= Exercise inputs =
— Start —

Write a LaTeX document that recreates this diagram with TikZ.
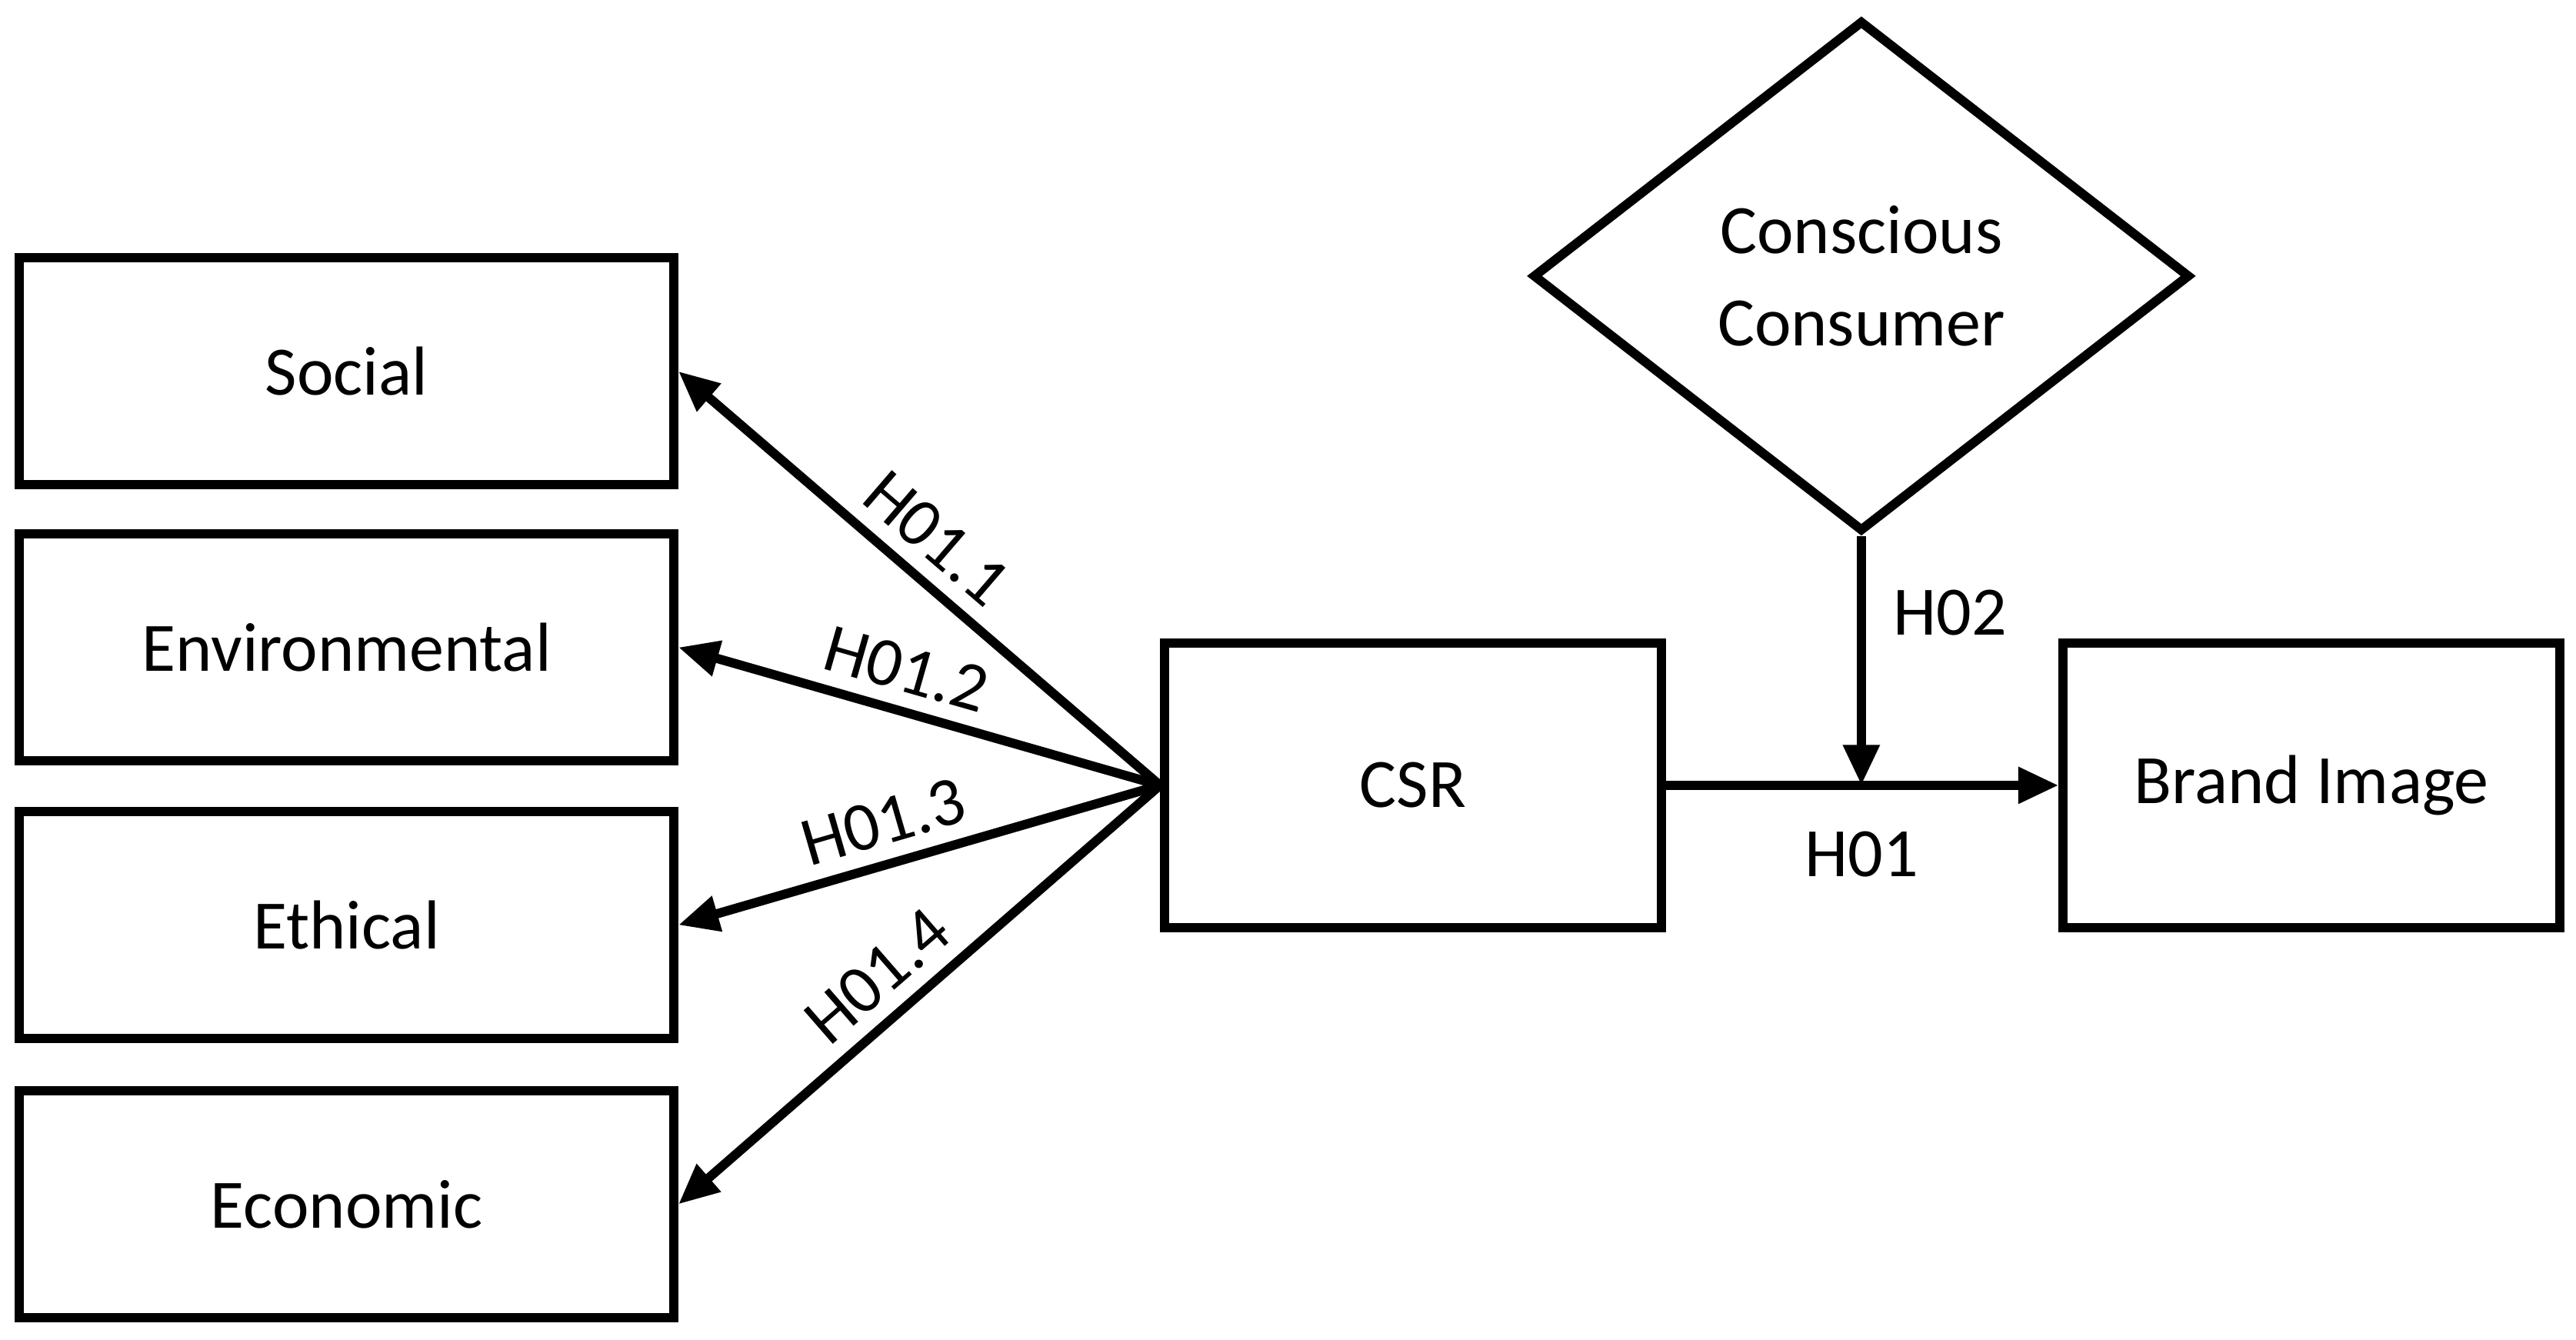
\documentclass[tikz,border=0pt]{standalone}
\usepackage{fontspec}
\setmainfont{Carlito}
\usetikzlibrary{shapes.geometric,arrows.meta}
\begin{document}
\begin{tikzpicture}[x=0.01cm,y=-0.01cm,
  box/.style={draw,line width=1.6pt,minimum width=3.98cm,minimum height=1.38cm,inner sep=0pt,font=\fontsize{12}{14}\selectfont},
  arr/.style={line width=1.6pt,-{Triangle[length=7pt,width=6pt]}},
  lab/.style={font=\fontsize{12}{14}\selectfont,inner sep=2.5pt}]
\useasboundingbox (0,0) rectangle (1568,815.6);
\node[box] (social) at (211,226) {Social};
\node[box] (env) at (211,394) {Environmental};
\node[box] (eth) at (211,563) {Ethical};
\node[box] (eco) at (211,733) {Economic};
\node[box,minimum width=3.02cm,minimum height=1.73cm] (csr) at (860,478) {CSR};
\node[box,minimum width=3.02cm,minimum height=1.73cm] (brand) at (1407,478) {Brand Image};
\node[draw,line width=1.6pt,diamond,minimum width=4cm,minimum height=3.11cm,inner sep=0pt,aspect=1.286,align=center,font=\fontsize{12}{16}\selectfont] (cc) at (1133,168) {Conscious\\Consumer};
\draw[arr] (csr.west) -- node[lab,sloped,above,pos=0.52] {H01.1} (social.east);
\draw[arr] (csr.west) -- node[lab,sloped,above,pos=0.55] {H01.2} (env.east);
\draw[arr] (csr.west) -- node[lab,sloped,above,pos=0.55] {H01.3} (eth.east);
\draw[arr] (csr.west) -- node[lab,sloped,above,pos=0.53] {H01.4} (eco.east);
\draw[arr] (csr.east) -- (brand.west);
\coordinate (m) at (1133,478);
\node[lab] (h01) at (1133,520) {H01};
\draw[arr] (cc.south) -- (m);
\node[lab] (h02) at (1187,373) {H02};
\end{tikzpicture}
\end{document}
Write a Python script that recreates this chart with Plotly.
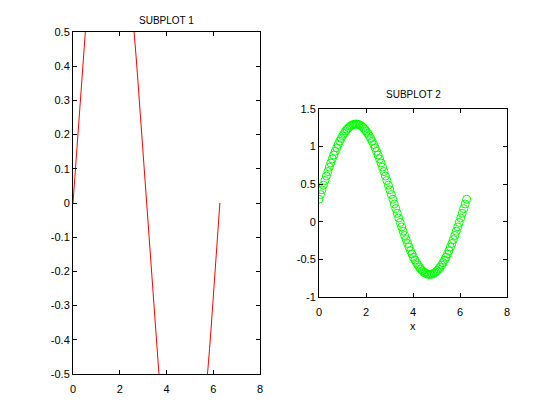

— End —

= Your instructions =
Copy out all the data without changing anything, and drop the pictures.

= Written response =
Write a LaTeX document that recreates this diagram with TikZ.
\documentclass[tikz,border=0pt]{standalone}
\usepackage{fontspec}
\setmainfont{Carlito}
\usetikzlibrary{shapes.geometric,arrows.meta}
\begin{document}
\begin{tikzpicture}[x=0.01cm,y=-0.01cm,
  box/.style={draw,line width=1.6pt,minimum width=3.98cm,minimum height=1.38cm,inner sep=0pt,font=\fontsize{12}{14}\selectfont},
  arr/.style={line width=1.6pt,-{Triangle[length=7pt,width=6pt]}},
  lab/.style={font=\fontsize{12}{14}\selectfont,inner sep=2.5pt}]
\useasboundingbox (0,0) rectangle (1568,815.6);
\node[box] (social) at (211,226) {Social};
\node[box] (env) at (211,394) {Environmental};
\node[box] (eth) at (211,563) {Ethical};
\node[box] (eco) at (211,733) {Economic};
\node[box,minimum width=3.02cm,minimum height=1.73cm] (csr) at (860,478) {CSR};
\node[box,minimum width=3.02cm,minimum height=1.73cm] (brand) at (1407,478) {Brand Image};
\node[draw,line width=1.6pt,diamond,minimum width=4cm,minimum height=3.11cm,inner sep=0pt,aspect=1.286,align=center,font=\fontsize{12}{16}\selectfont] (cc) at (1133,168) {Conscious\\Consumer};
\draw[arr] (csr.west) -- node[lab,sloped,above,pos=0.52] {H01.1} (social.east);
\draw[arr] (csr.west) -- node[lab,sloped,above,pos=0.55] {H01.2} (env.east);
\draw[arr] (csr.west) -- node[lab,sloped,above,pos=0.55] {H01.3} (eth.east);
\draw[arr] (csr.west) -- node[lab,sloped,above,pos=0.53] {H01.4} (eco.east);
\draw[arr] (csr.east) -- (brand.west);
\coordinate (m) at (1133,478);
\node[lab] (h01) at (1133,520) {H01};
\draw[arr] (cc.south) -- (m);
\node[lab] (h02) at (1187,373) {H02};
\end{tikzpicture}
\end{document}
Write a Python script that recreates this chart with Plotly.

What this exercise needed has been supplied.